→ Your objective:
Leaving out every picture, quote the data below exactly as it appears.
>> BEGIN Source data
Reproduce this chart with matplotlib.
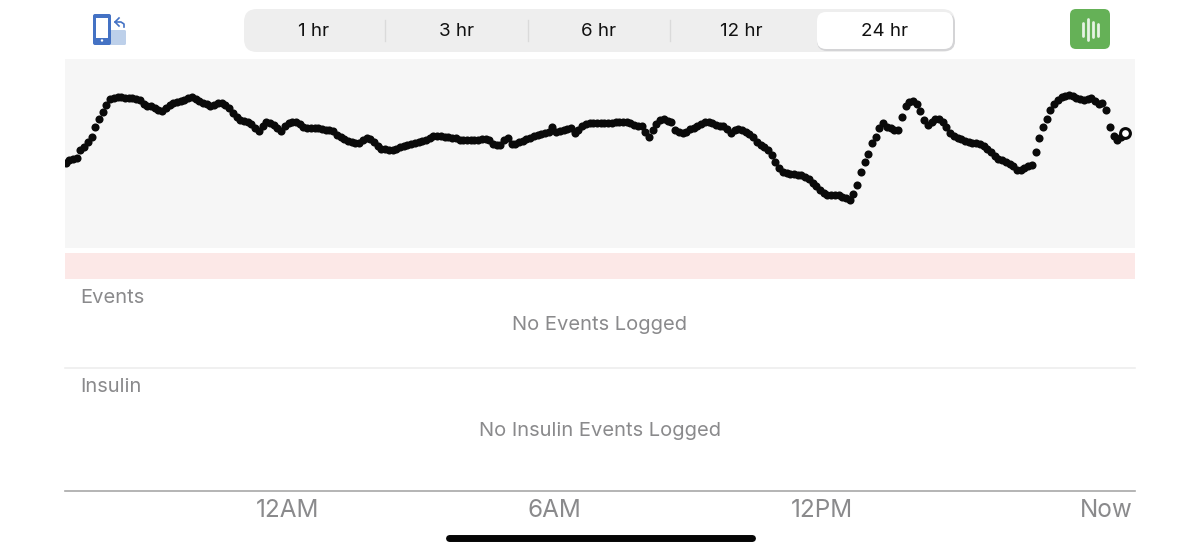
import matplotlib
matplotlib.use('Agg')
import matplotlib.pyplot as plt
from matplotlib.patches import FancyBboxPatch, Rectangle, Circle
import numpy as np

plt.rcParams['font.family'] = ['Inter', 'DejaVu Sans']

# Glucose readings, one every 5 minutes (estimated, the chart has no y scale)
glucose = [
    210, 216, 219, 220, 236, 242, 252, 262, 282, 298, 312, 326,
    338, 341, 342, 342, 341, 340, 340, 339, 336, 328, 324, 324,
    320, 316, 314, 320, 326, 330, 332, 334, 336, 340, 342, 338,
    334, 330, 328, 324, 326, 330, 330, 326, 320, 310, 302, 296,
    294, 292, 288, 280, 274, 284, 292, 290, 286, 280, 274, 284,
    290, 292, 292, 288, 282, 280, 280, 280, 280, 278, 276, 276,
    274, 266, 262, 258, 254, 252, 250, 250, 256, 260, 258, 252,
    244, 238, 238, 236, 236, 238, 242, 244, 246, 248, 250, 252,
    254, 256, 260, 264, 264, 264, 262, 262, 260, 260, 256, 256,
    256, 256, 256, 256, 258, 258, 256, 248, 246, 246, 256, 260,
    248, 248, 252, 254, 258, 260, 264, 266, 268, 270, 272, 282,
    272, 274, 276, 278, 280, 270, 276, 284, 288, 290, 290, 290,
    290, 290, 290, 290, 292, 292, 292, 292, 290, 286, 284, 284,
    272, 262, 276, 288, 296, 298, 294, 292, 276, 272, 270, 272,
    278, 280, 284, 288, 292, 292, 290, 286, 284, 284, 278, 270,
    276, 278, 276, 272, 268, 262, 252, 246, 242, 236, 226, 212,
    200, 192, 190, 188, 188, 186, 186, 182, 178, 170, 164, 156,
    150, 146, 146, 146, 146, 142, 140, 136, 148, 166, 192, 212,
    228, 250, 262, 280, 290, 282, 280, 276, 276, 302, 324, 332,
    334, 328, 314, 296, 286, 292, 298, 298, 292, 282, 270, 264,
    260, 258, 254, 252, 250, 250, 248, 244, 238, 232, 224, 218,
    216, 212, 208, 204, 196, 196, 200, 204, 206, 232, 260, 282,
    298, 316, 328, 336, 342, 344, 346, 344, 340, 338, 336, 338,
    340, 334, 328, 330, 316, 282, 264, 256, 262, 270,
]
range_labels = ['1 hr', '3 hr', '6 hr', '12 hr', '24 hr']
tick_hours = [0, 6, 12, 18.36]
tick_labels = ['12AM', '6AM', '12PM', 'Now']

W, H = 1200, 554
fig = plt.figure(figsize=(12, 5.54), dpi=100, facecolor='white')


def px_axes(left, top, right, bottom):
    return fig.add_axes([left / W, 1 - bottom / H, (right - left) / W, (bottom - top) / H])


hours = -4.966 + np.arange(len(glucose)) / 12
xlim = (-4.978, 19.013)

# glucose trace
ax = px_axes(65, 59, 1135, 248)
ax.set_facecolor('#f6f6f6')
ax.set_xlim(xlim)
ax.set_ylim(40, 418)
ax.set_xticks([])
ax.set_yticks([])
for s in ax.spines.values():
    s.set_visible(False)
ax.scatter(hours[:-1], glucose[:-1], s=34, color='#0a0a0a', linewidths=0, zorder=3)
ax.scatter(hours[-1:], glucose[-1:], s=50, facecolor='white', edgecolor='#0a0a0a', linewidths=2.2, zorder=4)

# time axis
tx = px_axes(65, 491, 1135, 492)
tx.set_xlim(xlim)
tx.set_yticks([])
tx.set_xticks(tick_hours)
tx.set_xticklabels(tick_labels, fontsize=17.5, color='#8a8a8c')
tx.tick_params(axis='x', length=0, pad=5)
for name, s in tx.spines.items():
    s.set_visible(name == 'top')
tx.spines['top'].set_color('#a8a8a8')
tx.spines['top'].set_linewidth(1.2)

# everything around the chart, in screen pixels
ui = fig.add_axes([0, 0, 1, 1], zorder=-1)
ui.set_xlim(0, W)
ui.set_ylim(H, 0)
ui.axis('off')

ui.add_patch(Rectangle((65, 253), 1070, 26, color='#fce8e7', lw=0))
ui.plot([65, 1135], [368, 368], color='#eeeeee', lw=1.2)

ui.text(80, 298, 'Events', fontsize=14.5, color='#8a8a8c', va='center')
ui.text(80, 387, 'Insulin', fontsize=14.5, color='#8a8a8c', va='center')
ui.text(600, 325, 'No Events Logged', fontsize=14.5, color='#8a8a8c', ha='center', va='center')
ui.text(600, 431, 'No Insulin Events Logged', fontsize=14.5, color='#8a8a8c', ha='center', va='center')

# range selector
ui.add_patch(FancyBboxPatch((244, 9), 711, 43, boxstyle='round,pad=0,rounding_size=13',
                            fc='#eeeeee', ec='none'))
ui.add_patch(FancyBboxPatch((817, 13), 138, 38, boxstyle='round,pad=0,rounding_size=10',
                            fc='#d4d4d6', ec='none'))
ui.add_patch(FancyBboxPatch((817, 12), 136, 37, boxstyle='round,pad=0,rounding_size=9',
                            fc='white', ec='none'))
for x in [385, 528, 670]:
    ui.plot([x, x], [20, 41], color='#dadada', lw=1)
for x, lab in zip([314, 457, 599, 741, 885], range_labels):
    ui.text(x, 31, lab, fontsize=13.5, color='#111111', ha='center', va='center')

# rotate icon
ui.add_patch(FancyBboxPatch((101, 30), 25, 15, boxstyle='round,pad=0,rounding_size=1.5',
                            fc='#bdd0ea', ec='none'))
ui.add_patch(FancyBboxPatch((93, 14), 18, 31, boxstyle='round,pad=0,rounding_size=2',
                            fc='#4472c4', ec='none'))
ui.add_patch(Rectangle((96, 18), 12, 20, fc='white', ec='none'))
ui.add_patch(Circle((102, 40.5), 1.2, fc='white', ec='none'))
ui.plot([119, 115, 119], [18, 22, 26], color='#4472c4', lw=1.2)
ui.plot([115, 121, 124, 124], [22, 22, 24, 27], color='#4472c4', lw=1.2)

# green icon
ui.add_patch(FancyBboxPatch((1070, 9), 40, 40, boxstyle='round,pad=0,rounding_size=6',
                            fc='#65b157', ec='none'))
for x, half in zip([1082.7, 1088, 1093, 1098], [6.5, 10.5, 7.5, 6]):
    ui.plot([x, x], [29.5 - half, 29.5 + half], color='#e6f3e3', lw=2, solid_capstyle='round')

# home indicator
ui.plot([449, 752], [538, 538], color='#050505', lw=5, solid_capstyle='round')

fig.savefig('out.png', dpi=100)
>> END Source data
→ The response:
Reproduce this chart with matplotlib.
import matplotlib
matplotlib.use('Agg')
import matplotlib.pyplot as plt
from matplotlib.patches import FancyBboxPatch, Rectangle, Circle
import numpy as np

plt.rcParams['font.family'] = ['Inter', 'DejaVu Sans']

# Glucose readings, one every 5 minutes (estimated, the chart has no y scale)
glucose = [
    210, 216, 219, 220, 236, 242, 252, 262, 282, 298, 312, 326,
    338, 341, 342, 342, 341, 340, 340, 339, 336, 328, 324, 324,
    320, 316, 314, 320, 326, 330, 332, 334, 336, 340, 342, 338,
    334, 330, 328, 324, 326, 330, 330, 326, 320, 310, 302, 296,
    294, 292, 288, 280, 274, 284, 292, 290, 286, 280, 274, 284,
    290, 292, 292, 288, 282, 280, 280, 280, 280, 278, 276, 276,
    274, 266, 262, 258, 254, 252, 250, 250, 256, 260, 258, 252,
    244, 238, 238, 236, 236, 238, 242, 244, 246, 248, 250, 252,
    254, 256, 260, 264, 264, 264, 262, 262, 260, 260, 256, 256,
    256, 256, 256, 256, 258, 258, 256, 248, 246, 246, 256, 260,
    248, 248, 252, 254, 258, 260, 264, 266, 268, 270, 272, 282,
    272, 274, 276, 278, 280, 270, 276, 284, 288, 290, 290, 290,
    290, 290, 290, 290, 292, 292, 292, 292, 290, 286, 284, 284,
    272, 262, 276, 288, 296, 298, 294, 292, 276, 272, 270, 272,
    278, 280, 284, 288, 292, 292, 290, 286, 284, 284, 278, 270,
    276, 278, 276, 272, 268, 262, 252, 246, 242, 236, 226, 212,
    200, 192, 190, 188, 188, 186, 186, 182, 178, 170, 164, 156,
    150, 146, 146, 146, 146, 142, 140, 136, 148, 166, 192, 212,
    228, 250, 262, 280, 290, 282, 280, 276, 276, 302, 324, 332,
    334, 328, 314, 296, 286, 292, 298, 298, 292, 282, 270, 264,
    260, 258, 254, 252, 250, 250, 248, 244, 238, 232, 224, 218,
    216, 212, 208, 204, 196, 196, 200, 204, 206, 232, 260, 282,
    298, 316, 328, 336, 342, 344, 346, 344, 340, 338, 336, 338,
    340, 334, 328, 330, 316, 282, 264, 256, 262, 270,
]
range_labels = ['1 hr', '3 hr', '6 hr', '12 hr', '24 hr']
tick_hours = [0, 6, 12, 18.36]
tick_labels = ['12AM', '6AM', '12PM', 'Now']

W, H = 1200, 554
fig = plt.figure(figsize=(12, 5.54), dpi=100, facecolor='white')


def px_axes(left, top, right, bottom):
    return fig.add_axes([left / W, 1 - bottom / H, (right - left) / W, (bottom - top) / H])


hours = -4.966 + np.arange(len(glucose)) / 12
xlim = (-4.978, 19.013)

# glucose trace
ax = px_axes(65, 59, 1135, 248)
ax.set_facecolor('#f6f6f6')
ax.set_xlim(xlim)
ax.set_ylim(40, 418)
ax.set_xticks([])
ax.set_yticks([])
for s in ax.spines.values():
    s.set_visible(False)
ax.scatter(hours[:-1], glucose[:-1], s=34, color='#0a0a0a', linewidths=0, zorder=3)
ax.scatter(hours[-1:], glucose[-1:], s=50, facecolor='white', edgecolor='#0a0a0a', linewidths=2.2, zorder=4)

# time axis
tx = px_axes(65, 491, 1135, 492)
tx.set_xlim(xlim)
tx.set_yticks([])
tx.set_xticks(tick_hours)
tx.set_xticklabels(tick_labels, fontsize=17.5, color='#8a8a8c')
tx.tick_params(axis='x', length=0, pad=5)
for name, s in tx.spines.items():
    s.set_visible(name == 'top')
tx.spines['top'].set_color('#a8a8a8')
tx.spines['top'].set_linewidth(1.2)

# everything around the chart, in screen pixels
ui = fig.add_axes([0, 0, 1, 1], zorder=-1)
ui.set_xlim(0, W)
ui.set_ylim(H, 0)
ui.axis('off')

ui.add_patch(Rectangle((65, 253), 1070, 26, color='#fce8e7', lw=0))
ui.plot([65, 1135], [368, 368], color='#eeeeee', lw=1.2)

ui.text(80, 298, 'Events', fontsize=14.5, color='#8a8a8c', va='center')
ui.text(80, 387, 'Insulin', fontsize=14.5, color='#8a8a8c', va='center')
ui.text(600, 325, 'No Events Logged', fontsize=14.5, color='#8a8a8c', ha='center', va='center')
ui.text(600, 431, 'No Insulin Events Logged', fontsize=14.5, color='#8a8a8c', ha='center', va='center')

# range selector
ui.add_patch(FancyBboxPatch((244, 9), 711, 43, boxstyle='round,pad=0,rounding_size=13',
                            fc='#eeeeee', ec='none'))
ui.add_patch(FancyBboxPatch((817, 13), 138, 38, boxstyle='round,pad=0,rounding_size=10',
                            fc='#d4d4d6', ec='none'))
ui.add_patch(FancyBboxPatch((817, 12), 136, 37, boxstyle='round,pad=0,rounding_size=9',
                            fc='white', ec='none'))
for x in [385, 528, 670]:
    ui.plot([x, x], [20, 41], color='#dadada', lw=1)
for x, lab in zip([314, 457, 599, 741, 885], range_labels):
    ui.text(x, 31, lab, fontsize=13.5, color='#111111', ha='center', va='center')

# rotate icon
ui.add_patch(FancyBboxPatch((101, 30), 25, 15, boxstyle='round,pad=0,rounding_size=1.5',
                            fc='#bdd0ea', ec='none'))
ui.add_patch(FancyBboxPatch((93, 14), 18, 31, boxstyle='round,pad=0,rounding_size=2',
                            fc='#4472c4', ec='none'))
ui.add_patch(Rectangle((96, 18), 12, 20, fc='white', ec='none'))
ui.add_patch(Circle((102, 40.5), 1.2, fc='white', ec='none'))
ui.plot([119, 115, 119], [18, 22, 26], color='#4472c4', lw=1.2)
ui.plot([115, 121, 124, 124], [22, 22, 24, 27], color='#4472c4', lw=1.2)

# green icon
ui.add_patch(FancyBboxPatch((1070, 9), 40, 40, boxstyle='round,pad=0,rounding_size=6',
                            fc='#65b157', ec='none'))
for x, half in zip([1082.7, 1088, 1093, 1098], [6.5, 10.5, 7.5, 6]):
    ui.plot([x, x], [29.5 - half, 29.5 + half], color='#e6f3e3', lw=2, solid_capstyle='round')

# home indicator
ui.plot([449, 752], [538, 538], color='#050505', lw=5, solid_capstyle='round')

fig.savefig('out.png', dpi=100)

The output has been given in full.